August 18th, 2014 10:03 AM

Not every reporter in Obama's Washington likes to be seen as a soft touch. Take James Risen of The New York Times, the subject of a leak probe over his CIA reporting in a 2006 book. In a positive column by his Times colleague Maureen Dowd, she touted how at a pickup basketball game, "Risen got in a fight with a lobbyist about the rules for being out of bounds."

Carl Hulse, The Times’s chief Washington correspondent, added to the aura: “Whether it’s editors or government officials, Jim definitely won’t take no for an answer, but he will certainly give it.” So naturally he’s going to talk tough about Obama, now trying to intimidate him into revealing his sources.

“A lot of people still think this is some kind of game or signal or spin. They don’t want to believe that Obama wants to crack down on the press and whistle-blowers. But he does. He’s the greatest enemy to press freedom in a generation.”

“It’s surreal to be caught up in a news story instead of writing about one,” he said “in his soft voice.” But that’s not exactly true. Reporters mucking around in divulging national secrets of intelligence-gathering know what they could be up against. Certainly, Mr. Basketball Fight did.

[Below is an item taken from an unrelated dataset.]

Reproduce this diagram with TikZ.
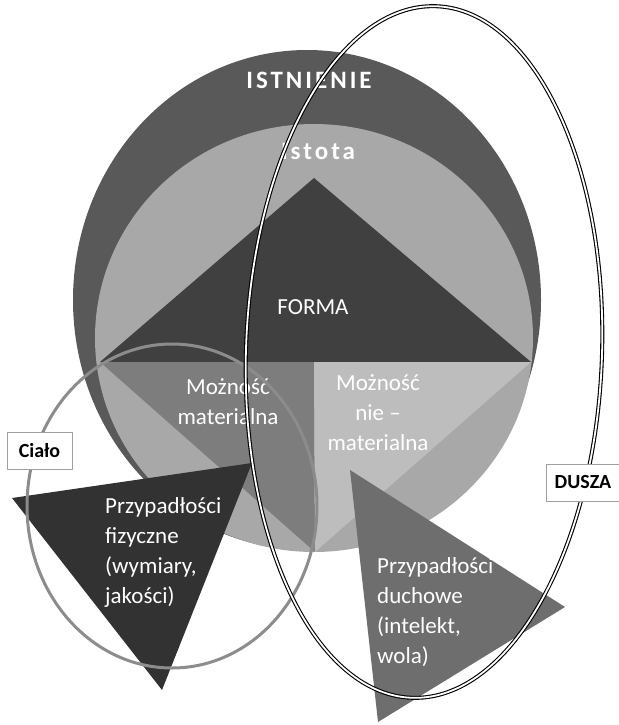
\documentclass[tikz,border=0pt]{standalone}
\usepackage{fontspec}
\setmainfont{Carlito}
\definecolor{istnienie}{HTML}{595959}
\definecolor{istota}{HTML}{A8A8A8}
\definecolor{forma}{HTML}{404040}
\definecolor{materialna}{HTML}{7D7D7D}
\definecolor{niematerialna}{HTML}{BDBDBD}
\definecolor{fizyczne}{HTML}{323232}
\definecolor{duchowe}{HTML}{6E6E6E}
\definecolor{cialoline}{HTML}{8C8C8C}
\definecolor{boxgray}{HTML}{A0A0A0}
\begin{document}
\begin{tikzpicture}[x=1pt,y=-1pt]
  \tikzstyle{every node}=[inner sep=0pt, text=white, font=\fontsize{23}{30}\selectfont]
  \tikzstyle{spaced}=[font=\fontsize{25}{30}\selectfont\bfseries\addfontfeature{LetterSpace=12}]
  \tikzstyle{namebox}=[draw=boxgray, line width=1pt, fill=white, text=black, minimum height=37pt, font=\fontsize{20}{24}\selectfont\bfseries]
  \useasboundingbox (0,0) rectangle (618,725);
  \fill[istnienie] (307,300) ellipse [x radius=234pt, y radius=250pt];
  \fill[istota] (314,338) ellipse [x radius=219pt, y radius=214pt];
  \begin{scope}
    \clip (314,338) ellipse [x radius=219pt, y radius=214pt];
    \fill[forma] (100,362) -- (314,178) -- (531,362) -- cycle;
    \fill[materialna] (100,362) -- (314,362) -- (315,552) -- cycle;
    \fill[niematerialna] (314,362) -- (531,362) -- (315,552) -- cycle;
  \end{scope}
  \node[spaced] (istnienie) at (309,80) {ISTNIENIE};
  \node[spaced] (istota) at (318,151) {Istota};
  \node (forma) at (313,307) {FORMA};
  \node[align=center] (matmoz) at (228,402) {Możność\\materialna};
  \node[align=center] (niematmoz) at (378,413) {Możność\\nie –\\materialna};
  \fill[fizyczne] (12,498) -- (252,463) -- (162,690) -- cycle;
  \fill[duchowe] (350,470) -- (565,607) -- (378,722) -- cycle;
  \node[align=left, anchor=west] (fizyczne) at (105,552) {Przypadłości\\fizyczne\\(wymiary,\\jakości)};
  \node[align=left, anchor=west] (duchowe) at (377,612) {Przypadłości\\duchowe\\(intelekt,\\wola)};
  \draw[cialoline, line width=3pt] (172,506) ellipse [x radius=145pt, y radius=162pt];
  \draw[line width=1.1pt, double=white, double distance=1.8pt, rotate around={-2:(424,352)}] (424,352) ellipse [x radius=178pt, y radius=346pt];
  \node[namebox, minimum width=65pt] (cialo) at (39.5,450.5) {Ciało};
  \node[namebox, minimum width=74pt] (dusza) at (583,482.5) {DUSZA};
\end{tikzpicture}
\end{document}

Dowd noted that both Obama and his attorney general Eric Holder denounced the Ferguson, Missouri police arresting reporters:

The president and the attorney general both spoke nobly about the First Amendment after two reporters were arrested in Ferguson, Mo., while covering the racial protests in the wake of Michael Brown’s death.

Obama said that “here, in the United States of America, police should not be bullying or arresting journalists who are just trying to do their jobs and report to the American people on what they see on the ground.”

Holder seconded the sentiment, saying that “journalists must not be harassed or prevented from covering a story that needs to be told.”

So why don’t they back off Risen? It’s hard to fathom how the president who started with the press fluffing his pillows has ended up trying to suffocate the press with those pillows.